May 23, 2018

Cooking made sense. Crosswords were easy.

But how did The New York Times decide on parenting, announced Tuesday as its third standalone product?

An editorial and product team looked at 15 or 20 areas through the fall. It settled on one, which was accepted by senior leadership in January, and the team began hiring in February, said Alex MacCallum, head of new product and ventures, in an interview.

The idea is for the first five members of the parenting team (who are all parents, by the way) to come up with a product by the beginning of the year. They will be looking at what parents want and how they want information delivered.

The parenting product may have a mini-feature somehow linked to the main New York Times (Mini-Crosswords, for example, are online, and there's a recipe in the Morning Briefing), but that's not the main focus, MacCallum said.

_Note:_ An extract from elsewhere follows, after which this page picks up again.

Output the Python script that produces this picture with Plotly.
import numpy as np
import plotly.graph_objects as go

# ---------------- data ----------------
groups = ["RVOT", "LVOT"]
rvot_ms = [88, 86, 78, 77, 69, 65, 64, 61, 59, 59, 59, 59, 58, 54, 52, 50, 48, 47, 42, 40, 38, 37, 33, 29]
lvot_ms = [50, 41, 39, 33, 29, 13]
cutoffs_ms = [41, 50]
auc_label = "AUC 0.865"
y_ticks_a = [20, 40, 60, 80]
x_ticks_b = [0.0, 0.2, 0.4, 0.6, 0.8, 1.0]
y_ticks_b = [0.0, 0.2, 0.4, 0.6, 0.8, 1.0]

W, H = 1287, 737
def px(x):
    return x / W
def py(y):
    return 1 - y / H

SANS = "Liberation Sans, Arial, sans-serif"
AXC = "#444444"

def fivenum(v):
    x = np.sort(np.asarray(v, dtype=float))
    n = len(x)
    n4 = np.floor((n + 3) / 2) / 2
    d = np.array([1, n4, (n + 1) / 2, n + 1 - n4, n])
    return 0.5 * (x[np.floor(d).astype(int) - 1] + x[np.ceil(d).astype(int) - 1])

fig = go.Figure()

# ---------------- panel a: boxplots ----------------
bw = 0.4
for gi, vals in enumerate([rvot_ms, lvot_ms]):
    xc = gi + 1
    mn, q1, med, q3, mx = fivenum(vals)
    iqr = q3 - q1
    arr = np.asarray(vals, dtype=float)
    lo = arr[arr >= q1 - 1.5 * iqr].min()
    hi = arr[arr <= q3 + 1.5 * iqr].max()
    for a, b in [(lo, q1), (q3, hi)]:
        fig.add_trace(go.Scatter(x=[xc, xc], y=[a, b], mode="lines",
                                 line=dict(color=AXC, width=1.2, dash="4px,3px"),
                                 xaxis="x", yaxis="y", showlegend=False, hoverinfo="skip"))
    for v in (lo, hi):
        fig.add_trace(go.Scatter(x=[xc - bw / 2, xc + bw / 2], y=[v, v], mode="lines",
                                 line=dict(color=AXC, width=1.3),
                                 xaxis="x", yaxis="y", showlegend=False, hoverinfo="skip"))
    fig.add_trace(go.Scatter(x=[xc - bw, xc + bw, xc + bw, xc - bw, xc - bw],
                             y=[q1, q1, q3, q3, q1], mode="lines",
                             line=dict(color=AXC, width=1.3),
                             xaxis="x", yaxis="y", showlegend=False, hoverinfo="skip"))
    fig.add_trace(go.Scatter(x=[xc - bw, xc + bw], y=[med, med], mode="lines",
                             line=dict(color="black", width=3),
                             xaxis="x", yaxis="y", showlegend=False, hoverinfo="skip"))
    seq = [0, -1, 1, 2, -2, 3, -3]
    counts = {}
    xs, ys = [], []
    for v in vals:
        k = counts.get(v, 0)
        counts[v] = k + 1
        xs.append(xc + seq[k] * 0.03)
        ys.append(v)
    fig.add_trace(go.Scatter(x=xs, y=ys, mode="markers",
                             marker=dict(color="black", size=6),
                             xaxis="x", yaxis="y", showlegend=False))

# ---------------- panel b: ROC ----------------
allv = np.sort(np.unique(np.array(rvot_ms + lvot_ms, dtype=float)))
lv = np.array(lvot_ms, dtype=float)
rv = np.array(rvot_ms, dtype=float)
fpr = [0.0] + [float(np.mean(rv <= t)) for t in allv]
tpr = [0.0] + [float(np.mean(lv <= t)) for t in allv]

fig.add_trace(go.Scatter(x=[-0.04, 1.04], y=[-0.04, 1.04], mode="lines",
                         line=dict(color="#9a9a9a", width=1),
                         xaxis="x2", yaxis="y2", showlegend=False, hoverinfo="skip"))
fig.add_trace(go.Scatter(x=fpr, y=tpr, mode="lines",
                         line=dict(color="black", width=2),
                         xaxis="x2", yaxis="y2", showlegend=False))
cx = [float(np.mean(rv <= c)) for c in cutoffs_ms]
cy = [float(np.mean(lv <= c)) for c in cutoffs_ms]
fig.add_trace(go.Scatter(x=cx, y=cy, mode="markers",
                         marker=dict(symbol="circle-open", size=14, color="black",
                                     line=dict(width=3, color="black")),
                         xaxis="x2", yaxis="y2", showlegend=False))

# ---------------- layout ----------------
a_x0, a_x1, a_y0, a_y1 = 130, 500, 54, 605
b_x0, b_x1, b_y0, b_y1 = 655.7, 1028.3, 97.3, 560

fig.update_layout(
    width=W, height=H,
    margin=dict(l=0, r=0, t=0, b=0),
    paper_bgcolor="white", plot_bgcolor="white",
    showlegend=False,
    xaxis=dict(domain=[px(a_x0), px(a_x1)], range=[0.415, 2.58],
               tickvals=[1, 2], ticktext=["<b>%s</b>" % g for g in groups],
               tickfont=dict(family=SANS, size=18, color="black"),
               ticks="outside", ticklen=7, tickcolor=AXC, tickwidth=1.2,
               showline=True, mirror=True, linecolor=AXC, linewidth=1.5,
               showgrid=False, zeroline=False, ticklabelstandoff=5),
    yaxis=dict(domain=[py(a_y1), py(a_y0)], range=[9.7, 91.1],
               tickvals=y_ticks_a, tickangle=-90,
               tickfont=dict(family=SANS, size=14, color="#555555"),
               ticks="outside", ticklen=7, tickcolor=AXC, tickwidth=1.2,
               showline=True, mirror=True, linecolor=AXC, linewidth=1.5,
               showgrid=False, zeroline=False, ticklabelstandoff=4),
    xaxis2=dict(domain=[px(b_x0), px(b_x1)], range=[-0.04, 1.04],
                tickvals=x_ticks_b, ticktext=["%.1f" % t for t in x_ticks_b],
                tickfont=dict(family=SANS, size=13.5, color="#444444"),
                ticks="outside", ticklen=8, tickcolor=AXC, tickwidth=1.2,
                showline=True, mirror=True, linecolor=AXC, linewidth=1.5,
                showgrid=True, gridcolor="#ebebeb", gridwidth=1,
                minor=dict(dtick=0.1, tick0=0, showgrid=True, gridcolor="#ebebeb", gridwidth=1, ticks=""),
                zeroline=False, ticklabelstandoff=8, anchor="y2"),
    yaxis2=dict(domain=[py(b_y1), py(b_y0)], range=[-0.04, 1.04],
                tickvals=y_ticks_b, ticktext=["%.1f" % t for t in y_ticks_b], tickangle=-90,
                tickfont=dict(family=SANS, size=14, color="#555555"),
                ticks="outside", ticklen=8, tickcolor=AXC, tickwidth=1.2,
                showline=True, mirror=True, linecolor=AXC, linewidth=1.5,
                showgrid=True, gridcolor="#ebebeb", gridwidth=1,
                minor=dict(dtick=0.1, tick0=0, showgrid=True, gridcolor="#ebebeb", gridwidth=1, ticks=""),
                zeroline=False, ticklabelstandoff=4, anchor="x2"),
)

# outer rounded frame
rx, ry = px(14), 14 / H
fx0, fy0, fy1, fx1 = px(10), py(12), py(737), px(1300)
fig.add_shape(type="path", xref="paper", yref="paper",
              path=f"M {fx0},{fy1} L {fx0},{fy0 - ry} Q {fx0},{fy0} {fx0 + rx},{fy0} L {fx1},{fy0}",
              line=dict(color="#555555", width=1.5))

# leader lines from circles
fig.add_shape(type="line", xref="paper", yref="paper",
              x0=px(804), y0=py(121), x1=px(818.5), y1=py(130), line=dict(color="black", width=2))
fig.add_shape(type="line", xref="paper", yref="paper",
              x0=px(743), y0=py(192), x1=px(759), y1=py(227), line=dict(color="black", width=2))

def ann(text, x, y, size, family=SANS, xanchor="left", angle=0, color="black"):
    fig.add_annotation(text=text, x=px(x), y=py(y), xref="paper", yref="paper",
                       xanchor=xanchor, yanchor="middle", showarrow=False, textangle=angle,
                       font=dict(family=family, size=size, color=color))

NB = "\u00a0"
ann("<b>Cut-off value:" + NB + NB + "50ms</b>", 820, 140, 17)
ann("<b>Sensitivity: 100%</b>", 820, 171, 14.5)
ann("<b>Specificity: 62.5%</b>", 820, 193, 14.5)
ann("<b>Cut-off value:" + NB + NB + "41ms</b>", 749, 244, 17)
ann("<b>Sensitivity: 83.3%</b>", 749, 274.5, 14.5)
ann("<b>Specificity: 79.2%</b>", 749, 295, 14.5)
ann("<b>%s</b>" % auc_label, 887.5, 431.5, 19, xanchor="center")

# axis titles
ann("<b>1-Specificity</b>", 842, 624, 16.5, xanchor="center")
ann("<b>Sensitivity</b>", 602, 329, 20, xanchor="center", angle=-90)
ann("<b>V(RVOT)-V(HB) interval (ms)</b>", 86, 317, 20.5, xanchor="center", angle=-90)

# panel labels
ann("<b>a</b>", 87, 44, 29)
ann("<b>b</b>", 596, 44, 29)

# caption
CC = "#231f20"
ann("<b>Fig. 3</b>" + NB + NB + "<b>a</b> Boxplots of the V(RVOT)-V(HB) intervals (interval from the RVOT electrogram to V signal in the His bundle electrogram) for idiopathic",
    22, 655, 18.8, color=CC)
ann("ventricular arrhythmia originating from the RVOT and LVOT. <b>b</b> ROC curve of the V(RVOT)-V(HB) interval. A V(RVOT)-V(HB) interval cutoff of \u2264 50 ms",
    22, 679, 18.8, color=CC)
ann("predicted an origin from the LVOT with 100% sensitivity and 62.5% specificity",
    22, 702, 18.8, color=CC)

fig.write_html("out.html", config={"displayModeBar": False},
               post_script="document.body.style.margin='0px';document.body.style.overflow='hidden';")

Here's the focus: What is so necessary that people will turn repeatedly to this source, find it indispensable, and pay for it? Cooking and Crosswords are strong components of the NYT's 2.8 million digital subscriptions. They work both as entry products — less than half the monthly cost of the main NYT monthly subscription — or as parts that make the main package seem worth it. MacCallum noted a jump in higher-level subscriptions when Cooking and Crosswords were added to the package. In the first three months of 2018, 40,000 of the 139,000 new digital subscriptions came from the Cooking and Crossword products.

Related: Oh so that's what a funnel is

MacCallum acknowledged that a big lure of parenting was the average age of parents — less than the average subscriber. Once in the NYT's fold, those parenting subscribers may upgrade to the full product.

“Parenting is a space that involves many areas that The Times covers so well — from science to relationships to education," MacCallum said. "From our early research, parents are looking for trust and authority, qualities The Times can provide."

A challenge, MacCallum said, is providing relevant information to parents at various stages of parenting.

The five parenting leaders will bring news judgment, tech-savvy and product and design expertise, she said. They are: editor Jessica Grose of the Lenny Letter; product lead Youngna Park from Tinybop; design lead Barbara deWilde, the New Products and Ventures executive creative director; tech lead David Yee, who previously ran the CMS team at Vox; and Vhanya Mackechnie, of New Products, who will lead project management efforts.